The problem. Say how many lines contain the word "seaborn". Only the number should be given.
______________________________
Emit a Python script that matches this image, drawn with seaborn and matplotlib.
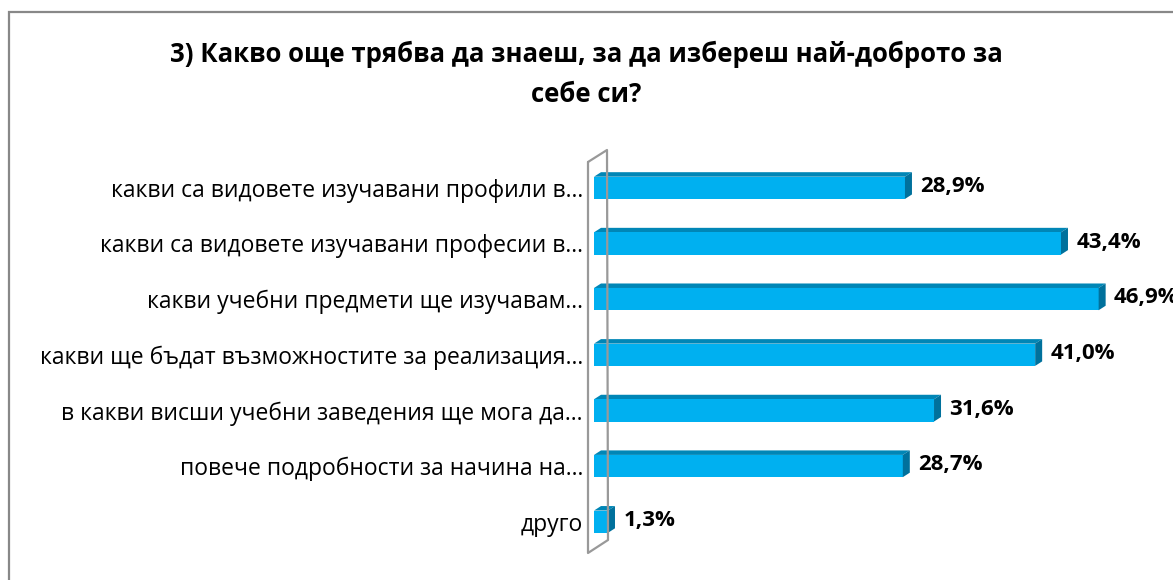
import matplotlib
matplotlib.use("Agg")
import matplotlib.pyplot as plt
import seaborn as sns
import pandas as pd
from matplotlib.patches import Rectangle, Polygon
from matplotlib.lines import Line2D

categories = [
    "какви са видовете изучавани профили в…",
    "какви са видовете изучавани професии в…",
    "какви учебни предмети ще изучавам…",
    "какви ще бъдат възможностите за реализация…",
    "в какви висши учебни заведения ще мога да…",
    "повече подробности за начина на…",
    "друго",
]
values = [28.9, 43.4, 46.9, 41.0, 31.6, 28.7, 1.3]
value_labels = ["28,9%", "43,4%", "46,9%", "41,0%", "31,6%", "28,7%", "1,3%"]
title_line1 = "3) Какво още трябва да знаеш, за да избереш най-доброто за"
title_line2 = "себе си?"

sns.set_theme(style="white")
plt.rcParams["font.family"] = ["Open Sans", "DejaVu Sans"]

W, H = 1173, 580
fig = plt.figure(figsize=(W / 100, H / 100), dpi=100)

# axes geometry in pixels
ax_left, ax_right, ax_top, ax_bottom = 594, 1173, 160, 549.5
ax = fig.add_axes([ax_left / W, 1 - ax_bottom / H, (ax_right - ax_left) / W, (ax_bottom - ax_top) / H])

df = pd.DataFrame({"cat": categories, "val": values})
front = "#00B0F0"
top_c = "#0086B6"
side_c = "#00719C"
sns.barplot(data=df, y="cat", x="val", orient="h", color=front, saturation=1,
            width=0.4, ax=ax, edgecolor="none", zorder=3)

px_per_x = 10.76
xmax = (ax_right - ax_left) / px_per_x
ax.set_xlim(0, xmax)
ax.set_ylim(6.5, -0.5)
px_per_y = (ax_bottom - ax_top) / 7.0

dx = 7 / px_per_x
dy = 4.5 / px_per_y
hw = 0.2
for i, v in enumerate(values):
    top = i - hw
    bot = i + hw
    # top face
    ax.add_patch(Polygon([(0, top), (v, top), (v + dx, top - dy), (dx, top - dy)],
                         closed=True, facecolor=top_c, edgecolor="none", zorder=2))
    # side face
    ax.add_patch(Polygon([(v, top), (v + dx, top - dy), (v + dx, bot - dy), (v, bot)],
                         closed=True, facecolor=side_c, edgecolor="none", zorder=4))
    ax.annotate(value_labels[i], xy=(v, i), xytext=(11, 1), textcoords="offset points",
                ha="left", va="center", fontsize=16, fontweight="bold", color="#000000",
                annotation_clip=False)

ax.set_xlabel("")
ax.set_ylabel("")
ax.set_xticks([])
for s in ax.spines.values():
    s.set_visible(False)
ax.tick_params(axis="y", length=0, pad=8, labelsize=16.5, labelcolor="#000000")

# wall (3D back plane outline)
def fx(px):
    return px / W

def fy(py):
    return 1 - py / H

wall_pts = [(588, 162), (607, 150), (608, 540), (588, 553), (588, 162)]
fig.add_artist(Line2D([fx(p[0]) for p in wall_pts], [fy(p[1]) for p in wall_pts],
                      transform=fig.transFigure, color="#999999", lw=1.6, zorder=1))

# figure border
fig.add_artist(Rectangle((fx(9), -0.1), 1.2, fy(12) + 0.1, transform=fig.transFigure,
                         facecolor="none", edgecolor="#888888", lw=1.6))

fig.text(fx(586), fy(54), title_line1, ha="center", va="center", fontsize=18.5,
         fontweight="bold", color="#000000")
fig.text(fx(586), fy(94), title_line2, ha="center", va="center", fontsize=18.5,
         fontweight="bold", color="#000000")

fig.savefig("out.png", dpi=100, facecolor="white")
______________________________
Exercise solution. 2